National Housing Act of 1934
NATIONAL HOUSING ACT OF 1934
The enactment of the National Housing Act on June 27, 1934, began the modern involvement of the federal government in the American housing market. It represented the early New Deal's most important attempt at short-term pump priming of the economy, but it also had long-term significance as a shaping influence on the development of urban America.
The main rationale for the legislation was to revive the ailing construction industry, which accounted for about a third of the total unemployed, and whose recovery would have important consequences for supply industries like wood, cement, and electrical appliances. New housing starts, which averaged 900,000 a year in the 1920s, had plummeted as a result of the Great Depression to 90,000 in 1933. Testifying in support of the legislation before the House Banking and Currency Committee, Federal Emergency Relief administrator Harry Hopkins confirmed that "a fundamental purpose of this bill is an effort to get people back to work."
The legislation was devised by a task force headed by Utah banker Marriner Eccles, a special assistant to Secretary of the Treasury Henry Morgenthau on credit and monetary matters. From the framers' perspective, the best way to revive construction was not through a mass program of public housing but through the use of federal insurance programs to encourage private ventures. This was also the solution preferred by President Franklin D. Roosevelt. The National Housing Act created two important federal housing agencies. The Federal Savings and Loan Insurance Corporation spent $275 million to insure the mortgages that federally chartered savings and loan associations made. Under the law's provisions these associations were mandated to institute an important reform of housing finance by inaugurating the long-term amortized loan, which eliminated the daunting balloon payment that was hitherto due at the end of the loan period. The other agency created by the legislation, the Federal Housing Administration (FHA), was the New Deal's most direct intervention in the housing market. It aimed to encourage mortgage lending by banks and other bodies through extending low-premium federal insurance against default by borrowers.

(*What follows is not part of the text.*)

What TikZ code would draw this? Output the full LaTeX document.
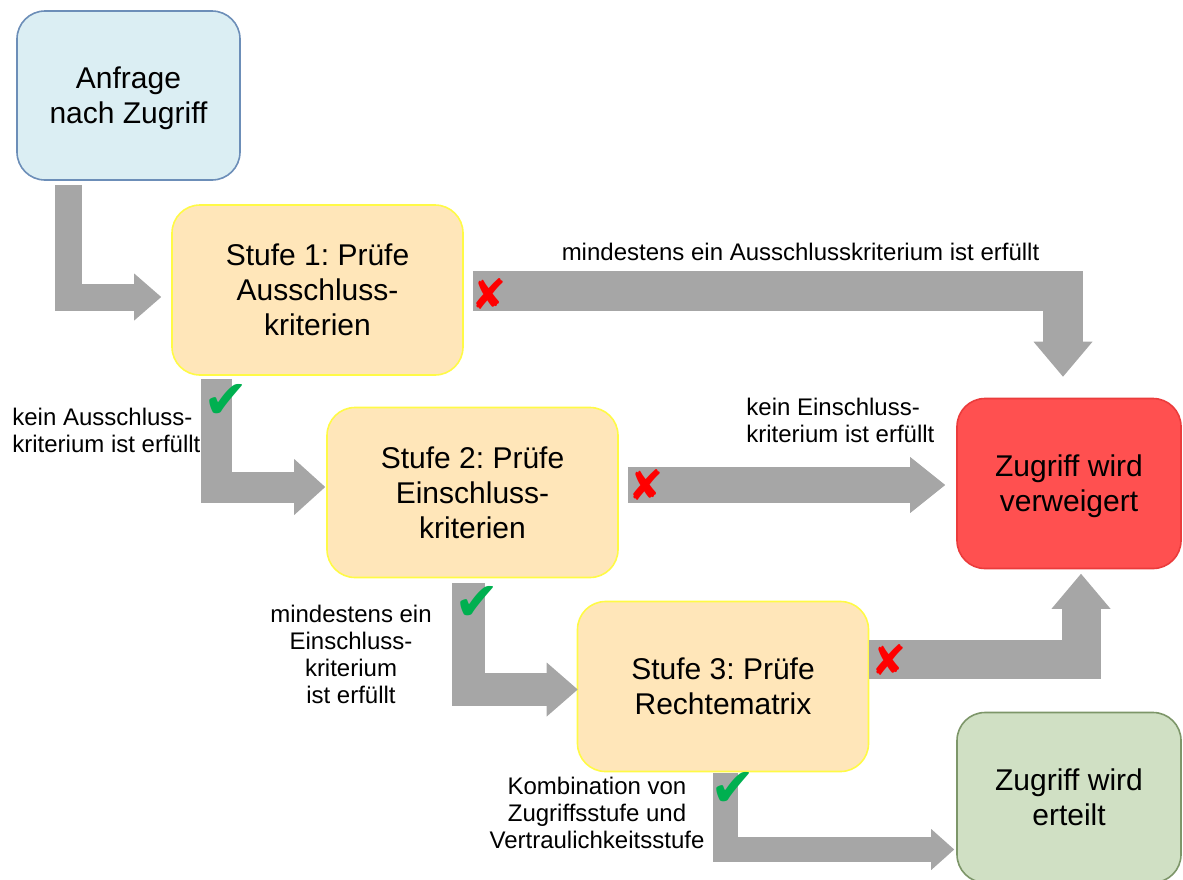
\documentclass[tikz,border=0pt]{standalone}
\usepackage{fontspec}
\setmainfont{Liberation Sans}
\newfontfamily\symbolfont{DejaVu Sans}
\usetikzlibrary{arrows.meta}
\frenchspacing

\definecolor{askblue}{RGB}{219,238,243}
\definecolor{askborder}{RGB}{108,142,184}
\definecolor{checkfill}{RGB}{255,230,185}
\definecolor{checkborder}{RGB}{255,250,70}
\definecolor{denyred}{RGB}{255,80,80}
\definecolor{denyborder}{RGB}{235,60,60}
\definecolor{grantgreen}{RGB}{208,224,196}
\definecolor{grantborder}{RGB}{125,150,105}
\definecolor{arrowgray}{RGB}{166,166,166}
\definecolor{okgreen}{RGB}{0,176,80}
\definecolor{nored}{RGB}{255,0,0}

\begin{document}
\begin{tikzpicture}[
    x=0.5pt, y=-0.5pt,
    box/.style={draw, line width=0.8pt, rounded corners=14pt, align=center, inner sep=0pt,
        text depth=0pt, font=\fontsize{15}{17.5}\selectfont},
    request/.style={box, fill=askblue, draw=askborder, minimum width=111.5pt, minimum height=84.5pt},
    stage/.style={box, fill=checkfill, draw=checkborder, minimum width=145.5pt, minimum height=85pt},
    denied/.style={box, fill=denyred, draw=denyborder, minimum width=112pt, minimum height=85pt},
    granted/.style={box, fill=grantgreen, draw=grantborder, minimum width=112pt, minimum height=85pt},
    flow/.style n args={3}{draw=arrowgray, line width=#1,
        -{Triangle[length=#2 0 0, width=#3 0 0, line width=0pt 0 0]}},
    cond/.style={font=\fontsize{12}{13.5}\selectfont, inner sep=0pt},
    okmark/.style={text=okgreen, font=\symbolfont\fontsize{27}{27}\selectfont, inner sep=0pt},
    nomark/.style={text=nored, font=\symbolfont\fontsize{21}{21}\selectfont, inner sep=0pt}
]
\useasboundingbox (0,0) rectangle (1183,879);

\node[request] (anfrage) at (128.5,95.5) {Anfrage\\nach Zugriff};
\node[stage] (stufe1) at (317.5,290) {Stufe 1: Prüfe\\Ausschluss-\\kriterien};
\node[stage] (stufe2) at (472.5,492.5) {Stufe 2: Prüfe\\Einschluss-\\kriterien};
\node[stage] (stufe3) at (723,686.5) {Stufe 3: Prüfe\\Rechtematrix};
\node[denied] (verweigert) at (1069,483.5) {Zugriff wird\\verweigert};
\node[granted] (erteilt) at (1069,797.5) {Zugriff wird\\erteilt};

% Connections
\draw[flow={13.5pt}{13.5pt}{23.5pt}] ([shift={(-60,4)}]anfrage.south) |- ([shift={(-10,7)}]stufe1.west);
\draw[flow={20pt}{17.5pt}{29.5pt}] ([shift={(9,1)}]stufe1.east) -| ([shift={(-6,-21)}]verweigert.north);
\draw[flow={15.5pt}{15.5pt}{28pt}] ([shift={(-101,3)}]stufe1.south) |- ([shift={(-1,-5.5)}]stufe2.west);
\draw[flow={18pt}{17.5pt}{28pt}] ([shift={(9,-7.5)}]stufe2.east) -- ([shift={(-11,1.5)}]verweigert.west);
\draw[flow={16.5pt}{15.5pt}{27pt}] ([shift={(-4.5,5)}]stufe2.south) |- ([shift={(1,3)}]stufe3.west);
\draw[flow={19.5pt}{17.5pt}{29.5pt}] ([shift={(0,-27)}]stufe3.east) -| ([shift={(12,4.5)}]verweigert.south);
\draw[flow={12.5pt}{11.5pt}{20.5pt}] ([shift={(2.5,1)}]stufe3.south) |- ([shift={(-2,52)}]erteilt.west);

% Marks
\node[nomark] (no1) at (489,294) {✘};
\node[okmark] (ok1) at (226,401) {✔};
\node[nomark] (no2) at (646,485) {✘};
\node[okmark] (ok2) at (477,603) {✔};
\node[nomark] (no3) at (889,660) {✘};
\node[okmark] (ok3) at (733,789) {✔};

% Conditions
\node[cond, anchor=base] (c1) at (800.5,260) {mindestens ein Ausschlusskriterium ist erfüllt};
\node[cond, align=left, anchor=west] (c2) at (12,430) {kein Ausschluss-\\kriterium ist erfüllt};
\node[cond, align=left, anchor=west] (c3) at (746,420) {kein Einschluss-\\kriterium ist erfüllt};
\node[cond, align=center] (c4) at (351,654) {mindestens ein\\Einschluss-\\kriterium\\ist erfüllt};
\node[cond, align=center] (c5) at (597,812.5) {Kombination von\\Zugriffsstufe und\\Vertraulichkeitsstufe};

\end{tikzpicture}
\end{document}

The steady growth of annual housing starts to 800,000 by 1940 indicated that the National Housing Act had helped substantially in reviving the construction industry. Nevertheless, the problematic consequences of its long-term effects were also becoming evident by then. While never intended as a social reform to improve the quality of low-income inner-city housing, the legislation arguably made things worse for slum dwellers by hastening suburban development and white flight from the cities. Under conservative leadership drawn from the business and banking industries, the FHA discriminated against inner-city districts, especially those settled by African Americans, through the institution of a red-lining regime that prohibited insurance on housing in neighborhoods that lacked social and economic stability. It was the white suburbs that benefited primarily from the $119 billion in mortgage insurance that the FHA issued in the first four decades of its existence. The consequences of the New Deal's neglect of the inner cities would become evident in the 1960s.
Eccles, Marriner S. Beckoning Frontiers: Public and Personal Recollections. 1951.
Gelfand, Mark I. A Nation of Cities: The Federal Government and Urban America, 1933–1965. 1975.
Jackson, Kenneth T. Crabgrass Frontier: The Suburbanization of the United States. 1985.